This entertaining exercise in world building is set almost fifty-seven thousand years in the future. It is not so much a novel as a linked series of stories, each with its own main characters and objectives, although some of the longer-lived minor characters, mainly those that have mostly robotic parts, appear in more than one section. It is set on a world called Sask-E, which is owned by a company called Verdance. Most of the characters were created by Verdance to assist in terraforming Sask-E so that it can be sold in parcels to wealthy investors. The terraformers are legally slaves of Verdance, and although the non-human entities are sentient, Verdance uses a type of intelligence inhibitor to keep them in line.
The most fascinating aspect of The Terraformers is the characters, both human and non-human. They have been incubated and brought to life under laboratory conditions to serve particular functions in the terraforming process, and as a result there is great variety in their appearances, materials, sizes, and abilities. There are bipedal humanoids, robots, part-humans and part-robots, animals, part-animals and part-robots, and so on. Verdance considers them all chattel, but in fact among the terraformers themselves they are all considered persons, whether they are humanoid, robotic, animal, or a combination of these. Newitz liberally ascribes personhood to an array of non-human beings, including flying moose, flying cows, cats, dogs, naked mole rats, and even worms. This universal personhood serves as a pointed metaphor to compare with the present sad state of humankind, in which people are judged, labeled, and assigned positions according to background, location, race, color, gender, age, intelligence, and other considerations.
The variety of person-types in this far future scenario reminded me of some of the early works of Samuel Delaney such as Babel-17 and The Einstein Intersection. In these works he introduces body modifications and mutations that make the appearances and abilities of the characters radically different from those to which we are accustomed.
In the first part of The Terraformers, an environmentalist named Destry discovers an entire civilization of archaic terraformers hiding beneath a volcano on Sask-E. Verdance would like nothing better than to murder them all and obliterate any traces of their habitations, so Destry must find a way to save this hitherto-hidden populace but at the same time fulfill her obligations as a slave of Verdance.
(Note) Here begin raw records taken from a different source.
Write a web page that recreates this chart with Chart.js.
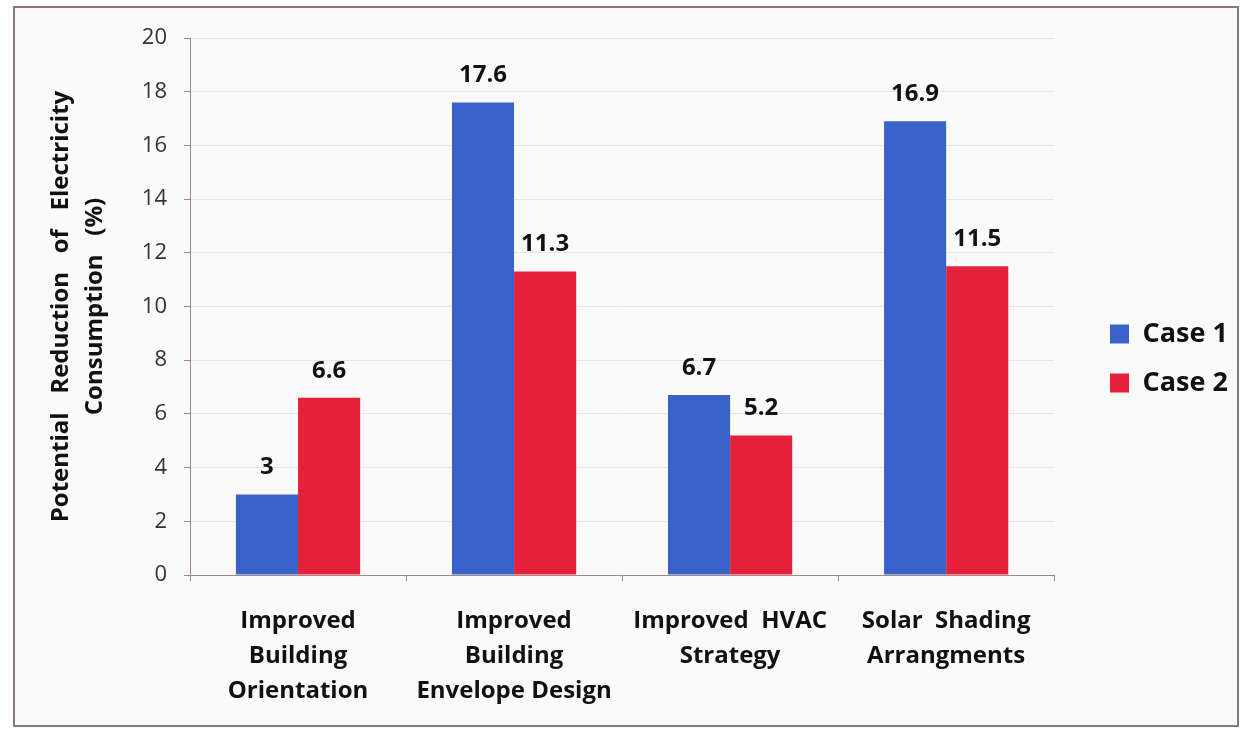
<!DOCTYPE html>
<html>
<head>
<meta charset="utf-8">
<script src="https://cdn.jsdelivr.net/npm/chart.js@4.4.0/dist/chart.umd.min.js"></script>
<style>
  body { margin: 0; background: #ffffff; }
  #frame { position: absolute; left: 13px; top: 6px; width: 1222px; height: 717px; border: 2px solid #8c7676; background: #fafafa; }
  #wrap { position: absolute; left: 0; top: 0; width: 1244px; height: 736px; }
</style>
</head>
<body>
<div id="frame"></div>
<div id="wrap"><canvas id="myChart" width="1244" height="736"></canvas></div>
<script>
const categorias = [
  ['Improved', 'Building', 'Orientation'],
  ['Improved', 'Building', 'Envelope Design'],
  ['Improved  HVAC', 'Strategy'],
  ['Solar  Shading', 'Arrangments']
];
const caso1 = [3, 17.6, 6.7, 16.9];
const caso2 = [6.6, 11.3, 5.2, 11.5];
const ejeY = { min: 0, max: 20, paso: 2 };

const fuente = '"Open Sans", Lato, sans-serif';

// etiquetas de valor sobre cada barra
const etiquetas = {
  id: 'etiquetas',
  afterDatasetsDraw(chart) {
    const ctx = chart.ctx;
    ctx.save();
    ctx.font = 'bold 24px ' + fuente;
    ctx.fillStyle = '#111';
    ctx.textAlign = 'center';
    ctx.textBaseline = 'middle';
    chart.data.datasets.forEach((ds, i) => {
      chart.getDatasetMeta(i).data.forEach((bar, j) => {
        ctx.fillText(String(ds.data[j]), bar.x, bar.y - 27);
      });
    });
    ctx.restore();
  }
};

// mueve la leyenda a su sitio
const moverLeyenda = {
  id: 'moverLeyenda',
  afterLayout(chart) {
    const l = chart.legend;
    if (!l) return;
    const dx = 1110 - 22 - l.left;
    const dy = -23;
    l.left += dx; l.right += dx;
    l.top += dy; l.bottom += dy;
  }
};

const ctx = document.getElementById('myChart').getContext('2d');
const chart = new Chart(ctx, {
  type: 'bar',
  data: {
    labels: categorias,
    datasets: [
      { label: 'Case 1', data: caso1, backgroundColor: '#3a63c9', borderWidth: 0 },
      { label: 'Case 2', data: caso2, backgroundColor: '#e5213a', borderWidth: 0 }
    ]
  },
  options: {
    responsive: false,
    animation: false,
    layout: { padding: { left: 14, top: 38, right: 40, bottom: 11 } },
    datasets: { bar: { categoryPercentage: 0.575, barPercentage: 1 } },
    plugins: {
      tooltip: { enabled: false },
      legend: {
        position: 'right',
        labels: {
          boxWidth: 19,
          boxHeight: 19,
          padding: 22,
          color: '#111',
          font: { family: fuente, size: 27, weight: 'bold' }
        }
      }
    },
    scales: {
      x: {
        afterFit: s => { s.height = 150; },
        grid: { offset: true, drawOnChartArea: false, drawTicks: true, tickLength: 6, color: '#a08686' },
        border: { color: '#a08686', width: 1 },
        ticks: { color: '#111', padding: 23, font: { family: fuente, size: 24, weight: 'bold', lineHeight: 1.46 }, maxRotation: 0 }
      },
      y: {
        min: ejeY.min,
        max: ejeY.max,
        afterFit: s => { s.width = 176; },
        ticks: { stepSize: ejeY.paso, color: '#333', padding: 17, font: { family: fuente, size: 22 } },
        grid: { color: '#e6e6e6', tickLength: 6, tickColor: '#a08686' },
        border: { color: '#a08686', width: 1 },
        title: {
          display: true,
          text: ['Potential   Reduction   of   Electricity', 'Consumption   (%)'],
          color: '#111',
          font: { family: fuente, size: 24, weight: 'bold', lineHeight: 1.38 },
          padding: { top: 31, bottom: 0 }
        }
      }
    }
  },
  plugins: [etiquetas, moverLeyenda]
});
</script>
</body>
</html>
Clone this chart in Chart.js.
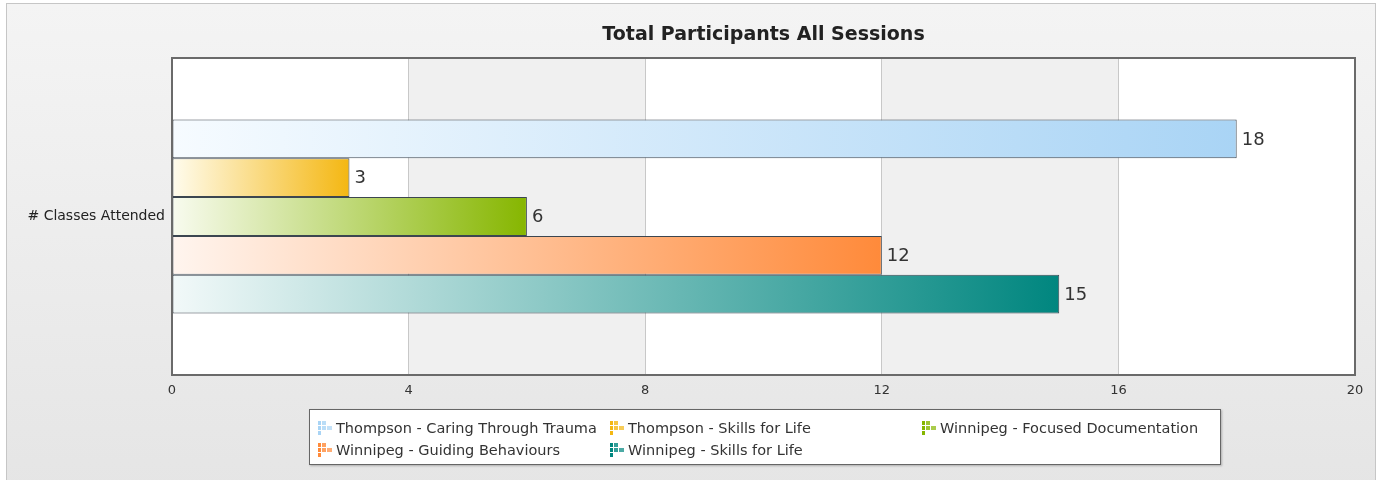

In the second part, a team of surveyors travel the length of the main continent on Sask-E, assessing the landscape and the cultures in the newly-formed cities so that Verdance can build a transportation system. The surveying trip is an excuse to further explore the complex world and social systems that Newitz has created.
The amazing thing about this land of flying moose, naked mole rat scientists, intelligent devices that bore through lava in the planet’s mantle, and sentient worms, is that Newitz manages to explain it all so well that it is easy to suspend disbelief and come along for the ride. That’s what good futuristic science fiction does. No matter how unlikely the scenario, a good writer can take us by the hand and adroitly lead us through it so that we forget, temporarily, our previous parameters and even measure the world we have left behind in the context of the world in which we have become immersed.